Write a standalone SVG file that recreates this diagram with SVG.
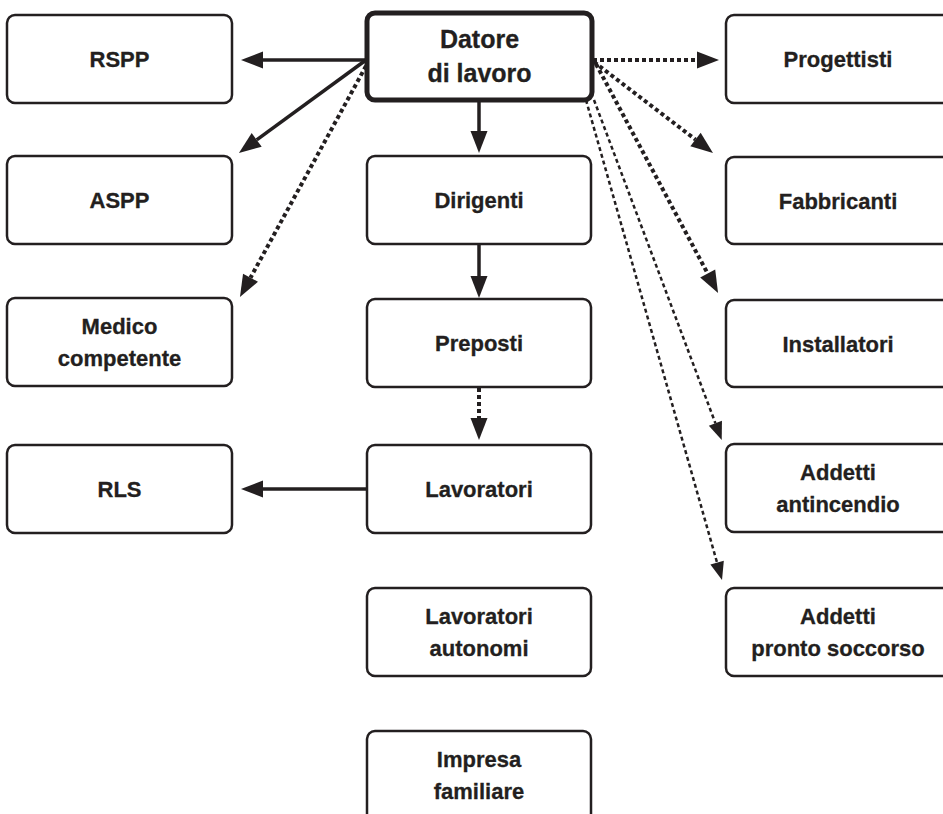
<svg xmlns="http://www.w3.org/2000/svg" width="943" height="814" viewBox="0 0 943 814">
<style>
.box{fill:#fff;stroke:#231f20;stroke-width:2.5}
.main{fill:#fff;stroke:#231f20;stroke-width:5}
text{font-family:"Liberation Sans",Arial,sans-serif;font-weight:bold;font-size:22px;fill:#231f20;text-anchor:middle;stroke:#231f20;stroke-width:0.3}
.big{font-size:25px}
.solid{stroke:#231f20;stroke-width:3.5;fill:none}
.dot{stroke:#231f20;stroke-width:4;fill:none;stroke-dasharray:4 3}
.thin{stroke:#231f20;stroke-width:2.5;fill:none;stroke-dasharray:4 3}
</style>
<defs>
<marker id="ah" markerUnits="userSpaceOnUse" markerWidth="22" markerHeight="17" refX="0" refY="8.5" orient="auto" overflow="visible">
<path d="M0,0 L22,8.5 L0,17 z" fill="#231f20"/>
</marker>
<marker id="ahs" markerUnits="userSpaceOnUse" markerWidth="18" markerHeight="14" refX="0" refY="7" orient="auto" overflow="visible">
<path d="M0,0 L18,7 L0,14 z" fill="#231f20"/>
</marker>
</defs>
<rect width="943" height="814" fill="#fff"/>
<g id="connectors">
<line class="solid" x1="366" y1="60" x2="263" y2="60" marker-end="url(#ah)"/>
<line class="solid" x1="366" y1="60" x2="256.7" y2="139.9" marker-end="url(#ah)"/>
<line class="dot" x1="366" y1="66" x2="250.5" y2="277.7" marker-end="url(#ah)"/>
<line class="solid" x1="479" y1="100" x2="479" y2="131" marker-end="url(#ah)"/>
<line class="solid" x1="479" y1="244" x2="479" y2="276" marker-end="url(#ah)"/>
<line class="dot" x1="479" y1="388" x2="479" y2="418" marker-end="url(#ah)"/>
<line class="solid" x1="366" y1="489" x2="263" y2="489" marker-end="url(#ah)"/>
<line class="dot" x1="593" y1="60" x2="697" y2="60" marker-end="url(#ah)"/>
<line class="dot" x1="594" y1="62" x2="695.5" y2="139.6" marker-end="url(#ah)"/>
<line class="dot" x1="596" y1="64" x2="707.7" y2="273.6" marker-end="url(#ah)"/>
<line class="thin" x1="594" y1="100" x2="715.4" y2="423.2" marker-end="url(#ahs)"/>
<line class="thin" x1="586" y1="100" x2="717.1" y2="562.7" marker-end="url(#ahs)"/>
</g>
<g id="datore"><rect class="main" x="367" y="13" width="225" height="87" rx="8"/><text class="big" x="479.5" y="48">Datore</text><text class="big" x="479.5" y="82">di lavoro</text></g>
<g id="rspp"><rect class="box" x="7" y="15" width="225" height="88" rx="8"/><text x="119.5" y="67">RSPP</text></g>
<g id="aspp"><rect class="box" x="7" y="156" width="225" height="88" rx="8"/><text x="119.5" y="208">ASPP</text></g>
<g id="medico"><rect class="box" x="7" y="298" width="225" height="88" rx="8"/><text x="119.5" y="334">Medico</text><text x="119.5" y="366">competente</text></g>
<g id="rls"><rect class="box" x="7" y="445" width="225" height="88" rx="8"/><text x="119.5" y="497">RLS</text></g>
<g id="dirigenti"><rect class="box" x="367" y="156" width="224" height="88" rx="8"/><text x="479" y="208">Dirigenti</text></g>
<g id="preposti"><rect class="box" x="367" y="299" width="224" height="88" rx="8"/><text x="479" y="351">Preposti</text></g>
<g id="lavoratori"><rect class="box" x="367" y="445" width="224" height="88" rx="8"/><text x="479" y="497">Lavoratori</text></g>
<g id="autonomi"><rect class="box" x="367" y="588" width="224" height="88" rx="8"/><text x="479" y="624">Lavoratori</text><text x="479" y="656">autonomi</text></g>
<g id="impresa"><rect class="box" x="367" y="731" width="224" height="100" rx="8"/><text x="479" y="767">Impresa</text><text x="479" y="799">familiare</text></g>
<g id="progettisti"><rect class="box" x="726" y="15" width="225" height="88" rx="8"/><text x="838" y="67">Progettisti</text></g>
<g id="fabbricanti"><rect class="box" x="726" y="157" width="225" height="87" rx="8"/><text x="838" y="209">Fabbricanti</text></g>
<g id="installatori"><rect class="box" x="726" y="300" width="225" height="87" rx="8"/><text x="838" y="352">Installatori</text></g>
<g id="antincendio"><rect class="box" x="726" y="444" width="225" height="88" rx="8"/><text x="838" y="480">Addetti</text><text x="838" y="512">antincendio</text></g>
<g id="prontosoccorso"><rect class="box" x="726" y="588" width="225" height="88" rx="8"/><text x="838" y="624">Addetti</text><text x="838" y="656">pronto soccorso</text></g>
</svg>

INSTRUCTIONS TO FOLLOW
Give an exact copy of the material, leaving out every picture.

TASK OUTPUT
Write a standalone SVG file that recreates this diagram with SVG.
<svg xmlns="http://www.w3.org/2000/svg" width="943" height="814" viewBox="0 0 943 814">
<style>
.box{fill:#fff;stroke:#231f20;stroke-width:2.5}
.main{fill:#fff;stroke:#231f20;stroke-width:5}
text{font-family:"Liberation Sans",Arial,sans-serif;font-weight:bold;font-size:22px;fill:#231f20;text-anchor:middle;stroke:#231f20;stroke-width:0.3}
.big{font-size:25px}
.solid{stroke:#231f20;stroke-width:3.5;fill:none}
.dot{stroke:#231f20;stroke-width:4;fill:none;stroke-dasharray:4 3}
.thin{stroke:#231f20;stroke-width:2.5;fill:none;stroke-dasharray:4 3}
</style>
<defs>
<marker id="ah" markerUnits="userSpaceOnUse" markerWidth="22" markerHeight="17" refX="0" refY="8.5" orient="auto" overflow="visible">
<path d="M0,0 L22,8.5 L0,17 z" fill="#231f20"/>
</marker>
<marker id="ahs" markerUnits="userSpaceOnUse" markerWidth="18" markerHeight="14" refX="0" refY="7" orient="auto" overflow="visible">
<path d="M0,0 L18,7 L0,14 z" fill="#231f20"/>
</marker>
</defs>
<rect width="943" height="814" fill="#fff"/>
<g id="connectors">
<line class="solid" x1="366" y1="60" x2="263" y2="60" marker-end="url(#ah)"/>
<line class="solid" x1="366" y1="60" x2="256.7" y2="139.9" marker-end="url(#ah)"/>
<line class="dot" x1="366" y1="66" x2="250.5" y2="277.7" marker-end="url(#ah)"/>
<line class="solid" x1="479" y1="100" x2="479" y2="131" marker-end="url(#ah)"/>
<line class="solid" x1="479" y1="244" x2="479" y2="276" marker-end="url(#ah)"/>
<line class="dot" x1="479" y1="388" x2="479" y2="418" marker-end="url(#ah)"/>
<line class="solid" x1="366" y1="489" x2="263" y2="489" marker-end="url(#ah)"/>
<line class="dot" x1="593" y1="60" x2="697" y2="60" marker-end="url(#ah)"/>
<line class="dot" x1="594" y1="62" x2="695.5" y2="139.6" marker-end="url(#ah)"/>
<line class="dot" x1="596" y1="64" x2="707.7" y2="273.6" marker-end="url(#ah)"/>
<line class="thin" x1="594" y1="100" x2="715.4" y2="423.2" marker-end="url(#ahs)"/>
<line class="thin" x1="586" y1="100" x2="717.1" y2="562.7" marker-end="url(#ahs)"/>
</g>
<g id="datore"><rect class="main" x="367" y="13" width="225" height="87" rx="8"/><text class="big" x="479.5" y="48">Datore</text><text class="big" x="479.5" y="82">di lavoro</text></g>
<g id="rspp"><rect class="box" x="7" y="15" width="225" height="88" rx="8"/><text x="119.5" y="67">RSPP</text></g>
<g id="aspp"><rect class="box" x="7" y="156" width="225" height="88" rx="8"/><text x="119.5" y="208">ASPP</text></g>
<g id="medico"><rect class="box" x="7" y="298" width="225" height="88" rx="8"/><text x="119.5" y="334">Medico</text><text x="119.5" y="366">competente</text></g>
<g id="rls"><rect class="box" x="7" y="445" width="225" height="88" rx="8"/><text x="119.5" y="497">RLS</text></g>
<g id="dirigenti"><rect class="box" x="367" y="156" width="224" height="88" rx="8"/><text x="479" y="208">Dirigenti</text></g>
<g id="preposti"><rect class="box" x="367" y="299" width="224" height="88" rx="8"/><text x="479" y="351">Preposti</text></g>
<g id="lavoratori"><rect class="box" x="367" y="445" width="224" height="88" rx="8"/><text x="479" y="497">Lavoratori</text></g>
<g id="autonomi"><rect class="box" x="367" y="588" width="224" height="88" rx="8"/><text x="479" y="624">Lavoratori</text><text x="479" y="656">autonomi</text></g>
<g id="impresa"><rect class="box" x="367" y="731" width="224" height="100" rx="8"/><text x="479" y="767">Impresa</text><text x="479" y="799">familiare</text></g>
<g id="progettisti"><rect class="box" x="726" y="15" width="225" height="88" rx="8"/><text x="838" y="67">Progettisti</text></g>
<g id="fabbricanti"><rect class="box" x="726" y="157" width="225" height="87" rx="8"/><text x="838" y="209">Fabbricanti</text></g>
<g id="installatori"><rect class="box" x="726" y="300" width="225" height="87" rx="8"/><text x="838" y="352">Installatori</text></g>
<g id="antincendio"><rect class="box" x="726" y="444" width="225" height="88" rx="8"/><text x="838" y="480">Addetti</text><text x="838" y="512">antincendio</text></g>
<g id="prontosoccorso"><rect class="box" x="726" y="588" width="225" height="88" rx="8"/><text x="838" y="624">Addetti</text><text x="838" y="656">pronto soccorso</text></g>
</svg>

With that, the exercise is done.